We selected Texas as our new state of domicile in large part due to low taxes and RV-friendly legislation. Escapees, a large organization of mostly fulltime RVers, is headquartered in Livingston, TX and works closely with the Texas legislature to ensure that the needs of full-time RVers are addressed. By utilizing Escapees as our mail forwarding service, we were able to get both a reliable means of getting our mail forwarded to us but also a physical address that we could use to establish residency in Livingston, TX.
Since we are both quite a few years away from being eligible for Medicare (Jan more than Phil), one of the issues we had to address when we started our full-time RV life was health insurance. Phil’s employer insurance plan ended in November and, although we could have continued our High Deductible plan under COBRA for another 18 months, the premium for 2016 was going to be over $1,600 per month.
Being now semi-retired, our relatively low income made the Obamacare marketplace seemed like an attractive option. Through 2015, Blue Cross Blue Shield (BCBS) offered PPO plans through the marketplace that provided insurance coverage throughout the US. However, prior to the 2016 enrollment period, BCBS announced that it was no longer going to offer PPO plans in the Texas marketplace.

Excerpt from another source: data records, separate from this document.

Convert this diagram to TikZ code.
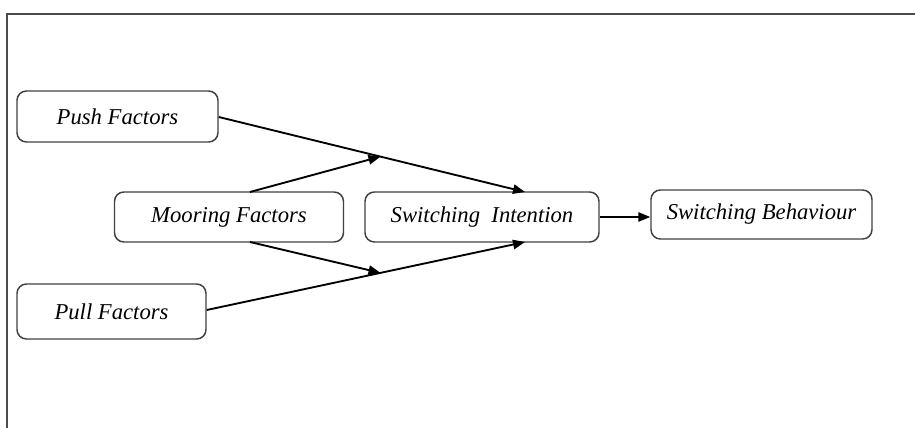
\documentclass[tikz,border=0pt]{standalone}
\usepackage{fontspec}
\setmainfont{Liberation Serif}
\usetikzlibrary{arrows.meta}
\begin{document}
\begin{tikzpicture}[x=0.75pt,y=-0.75pt,
  box/.style={draw=black!75, line width=1.1pt, rounded corners=7pt, inner sep=0pt, font=\fontsize{17}{20}\selectfont\itshape},
  arr/.style={line width=1.4pt, -{Triangle[length=9pt,width=7pt]}},
  ln/.style={line width=1.4pt}]
\useasboundingbox (0,0) rectangle (915,428);
\draw[line width=1.5pt, black!70] (7,428) -- (7,14) -- (915,14);
\node[box, minimum width=201*0.75pt, minimum height=51*0.75pt] (push) at (117.5,116.5) {Push Factors};
\node[box, minimum width=229*0.75pt, minimum height=50*0.75pt] (moor) at (229,217) {Mooring Factors};
\node[box, minimum width=234*0.75pt, minimum height=50*0.75pt] (si) at (482,217) {Switching~ Intention};
\node[box, minimum width=221*0.75pt, minimum height=49*0.75pt] (sb) at (761.5,214.5) {Switching Behaviour};
\node[box, minimum width=189*0.75pt, minimum height=55*0.75pt] (pull) at (111.5,311.5) {Pull Factors};
\coordinate (sitop) at (525,192);
\coordinate (sibot) at (525,242);
\coordinate (mtop) at (250,192);
\coordinate (mbot) at (250,242);
\draw[arr] (push.east |- 0,117) -- (sitop);
\draw[arr] (pull.east |- 0,310) -- (sibot);
\path (push.east |- 0,117) -- (sitop) coordinate[pos=0.528] (m1);
\path (pull.east |- 0,310) -- (sibot) coordinate[pos=0.546] (m2);
\draw[arr] (mtop) -- (m1);
\draw[arr] (mbot) -- (m2);
\draw[arr] (si.east) -- (sb.west |- si.east);
\end{tikzpicture}
\end{document}
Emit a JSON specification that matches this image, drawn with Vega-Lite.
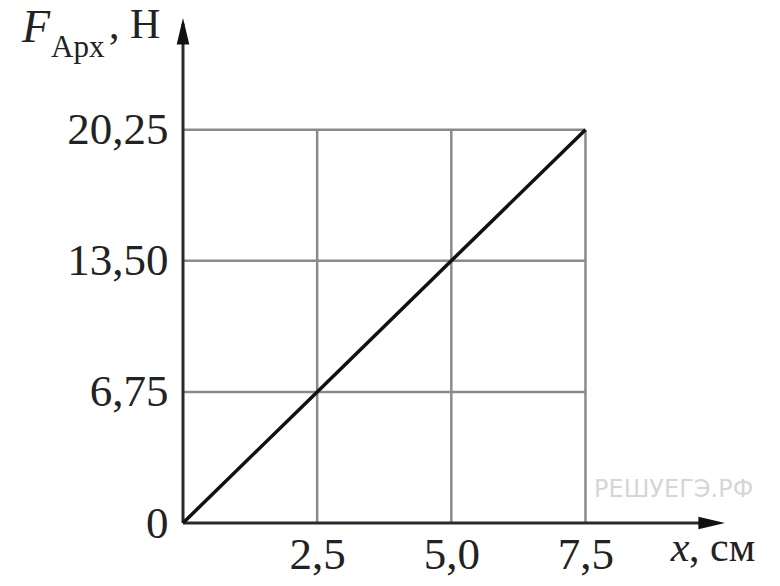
{
  "$schema": "https://vega.github.io/schema/vega-lite/v6.json",
  "width": 542,
  "height": 505,
  "autosize": {"type": "none"},
  "padding": {"left": 183, "top": 18, "right": 55, "bottom": 63},
  "background": "white",
  "config": {
    "view": {"stroke": null},
    "axis": {"grid": false, "domain": false, "ticks": false, "labelFont": "Liberation Serif", "labelFontSize": 45, "labelColor": "#222222", "title": null}
  },
  "data": {"values": [{}]},
  "datasets": {
    "line": [{"x": 0, "F": 0}, {"x": 2.5, "F": 6.75}, {"x": 5.0, "F": 13.5}, {"x": 7.5, "F": 20.25}],
    "grid": [
      {"x": 2.5, "x2": 2.5, "y": 0, "y2": 20.25},
      {"x": 5.0, "x2": 5.0, "y": 0, "y2": 20.25},
      {"x": 7.5, "x2": 7.5, "y": 0, "y2": 20.25},
      {"x": 0, "x2": 7.5, "y": 6.75, "y2": 6.75},
      {"x": 0, "x2": 7.5, "y": 13.5, "y2": 13.5},
      {"x": 0, "x2": 7.5, "y": 20.25, "y2": 20.25}
    ]
  },
  "layer": [
    {
      "data": {"name": "grid"},
      "mark": {"type": "rule", "color": "#8a8a8a", "strokeWidth": 2.5},
      "encoding": {
        "x": {"field": "x", "type": "quantitative", "scale": {"domain": [0, 10.1], "nice": false, "zero": false},
              "axis": {"values": [2.5, 5.0, 7.5], "labelExpr": "replace(format(datum.value, '.1f'), '.', ',')", "labelPadding": 9}},
        "x2": {"field": "x2"},
        "y": {"field": "y", "type": "quantitative", "scale": {"domain": [0, 26], "nice": false, "zero": false},
              "axis": {"values": [0, 6.75, 13.5, 20.25], "labelExpr": "datum.value == 0 ? '0' : replace(format(datum.value, '.2f'), '.', ',')", "labelPadding": 15}},
        "y2": {"field": "y2"}
      }
    },
    {
      "mark": {"type": "rule", "color": "#2a2a2a", "strokeWidth": 3},
      "encoding": {"x": {"datum": 0}, "x2": {"datum": 9.9}, "y": {"datum": 0}}
    },
    {
      "mark": {"type": "rule", "color": "#2a2a2a", "strokeWidth": 3},
      "encoding": {"x": {"datum": 0}, "y": {"datum": 0}, "y2": {"datum": 25.7}}
    },
    {
      "mark": {"type": "point", "filled": true, "opacity": 1, "color": "#111111", "size": 784, "shape": "M0,0L-1.9,-0.45L-1.9,0.45Z", "strokeWidth": 0},
      "encoding": {"x": {"datum": 10.1}, "y": {"datum": 0}}
    },
    {
      "mark": {"type": "point", "filled": true, "opacity": 1, "color": "#111111", "size": 784, "shape": "M0,0L0.45,1.9L-0.45,1.9Z", "strokeWidth": 0},
      "encoding": {"x": {"datum": 0}, "y": {"datum": 26}}
    },
    {
      "data": {"name": "line"},
      "mark": {"type": "line", "color": "#111111", "strokeWidth": 3.5},
      "encoding": {"x": {"field": "x", "type": "quantitative"}, "y": {"field": "F", "type": "quantitative"}}
    },
    {
      "mark": {"type": "text", "text": "F", "font": "Liberation Serif", "fontStyle": "italic", "fontSize": 46, "align": "left", "baseline": "alphabetic", "color": "#222222"},
      "encoding": {"x": {"datum": -3.0}, "y": {"datum": 24.77}}
    },
    {
      "mark": {"type": "text", "text": "Арх", "font": "Liberation Serif", "fontSize": 31, "align": "left", "baseline": "alphabetic", "color": "#222222"},
      "encoding": {"x": {"datum": -2.46}, "y": {"datum": 24.0}}
    },
    {
      "mark": {"type": "text", "text": ", Н", "font": "Liberation Serif", "fontSize": 42, "align": "left", "baseline": "alphabetic", "color": "#222222"},
      "encoding": {"x": {"datum": -1.38}, "y": {"datum": 24.97}}
    },
    {
      "mark": {"type": "text", "text": "x", "font": "Liberation Serif", "fontStyle": "italic", "fontSize": 42, "align": "left", "baseline": "alphabetic", "color": "#222222"},
      "encoding": {"x": {"datum": 9.09}, "y": {"datum": -1.95}}
    },
    {
      "mark": {"type": "text", "text": ", см", "font": "Liberation Serif", "fontSize": 42, "align": "left", "baseline": "alphabetic", "color": "#222222"},
      "encoding": {"x": {"datum": 9.43}, "y": {"datum": -1.95}}
    },
    {
      "mark": {"type": "text", "text": "РЕШУЕГЭ.РФ", "font": "DejaVu Sans", "fontSize": 24, "align": "left", "baseline": "alphabetic", "color": "#d6d6d6"},
      "encoding": {"x": {"datum": 7.66}, "y": {"datum": 1.34}}
    }
  ]
}
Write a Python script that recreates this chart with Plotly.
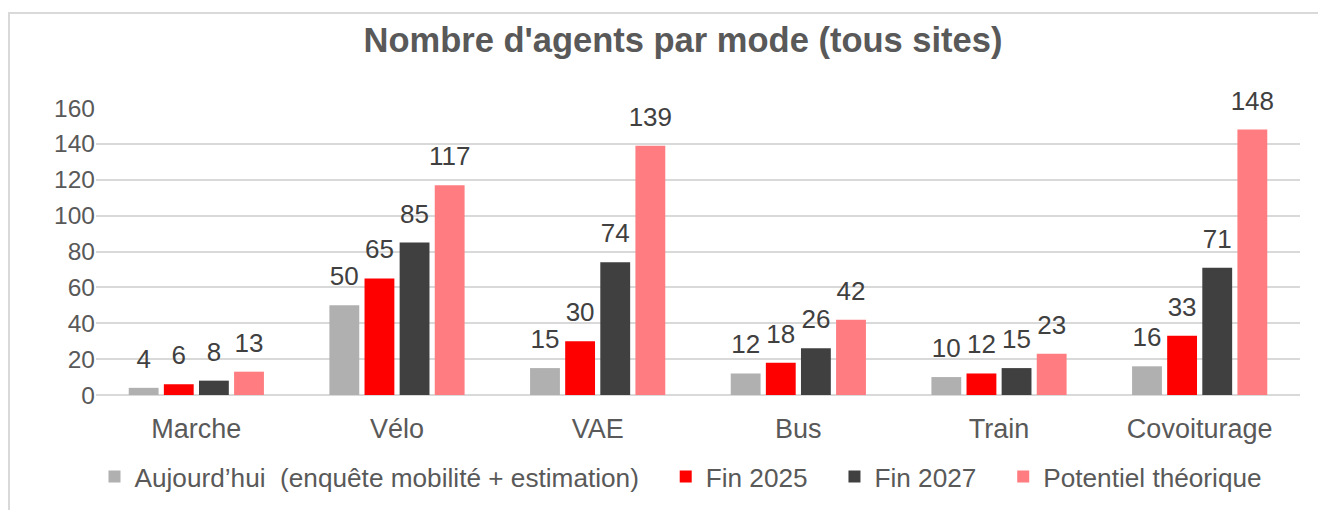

When the time came for us to enroll for insurance for 2016, we learned the good news and bad news of the Obamacare marketplace. The good news was that we received a large subsidy due to our low income. The bad news was that the only available options in our county were seven HMO plans. We were tied to a Primary Care Physician (PCP) in Livingston, TX. The only coverage outside of Texas would be for emergency room treatment in the event of a life-threatening medical emergency. If we needed hospitalization or any other medical treatment outside of Texas, it would all be out-of-pocket. This would make it very risky for us to travel outside the state, hardly the scenario we were counting on when we decided to RV full-time.
As untenable as this was, our new reality became even worse as we learned more of the details. Jan needed a prescription filled in early January but, by then, we were five hours away from our assigned PCP. She called the PCP’s office to see if she could be referred to a local physician from within the HMO network. Jan was told that the PCP wouldn’t do a referral since he’d never seen her before. The other option was to switch our PCP to a local physician. Jan managed to find a local physician in the HMO network that was accepting new patients. However, she was told by the new doctor’s assistant that they limit the appointments of patients with our kind of insurance. Initially Jan was told that the first available appointment for patients with our insurance was more than two months out, although there was an outside chance they could get her in earlier. With few alternatives, we both filled out tons of new patient forms and got BCBS approval to change our PCP to the doctor in Kerrville. Jan managed to sweet-talk her doctor in Illinois to give her a prescription for another month and the new PCP agreed to see her on February 18th. At that point, we decided we had no choice but to stay in Kerrville for another month.
Phil decided he should schedule an initial appointment with the PCP so the doctor would have seen him if Phil ever needed to be referred to another doctor in the HMO network in Texas. He called the PCP’s office on Feb. 5th and was told that the earliest appointment was April 29th. Since we expect to be in California in April, Phil didn’t schedule the appointment.
We are now faced with a dilemma due to this insurance issue. We could switch to an insurance plan outside the marketplace but this would require us to lose the Obamacare subsidy as well as incurring a high deductible. Instead, we’ve decided to roll the dice and hope we can stay healthy for 2016. We also may need to spend more time in Texas than we would have preferred. We plan to explore other options in November 2016 when we know what insurance plans will be offered for 2017 and the impact of the elections on the future of Obamacare.
In the meantime, we’re going to try our best to keep safe and healthy.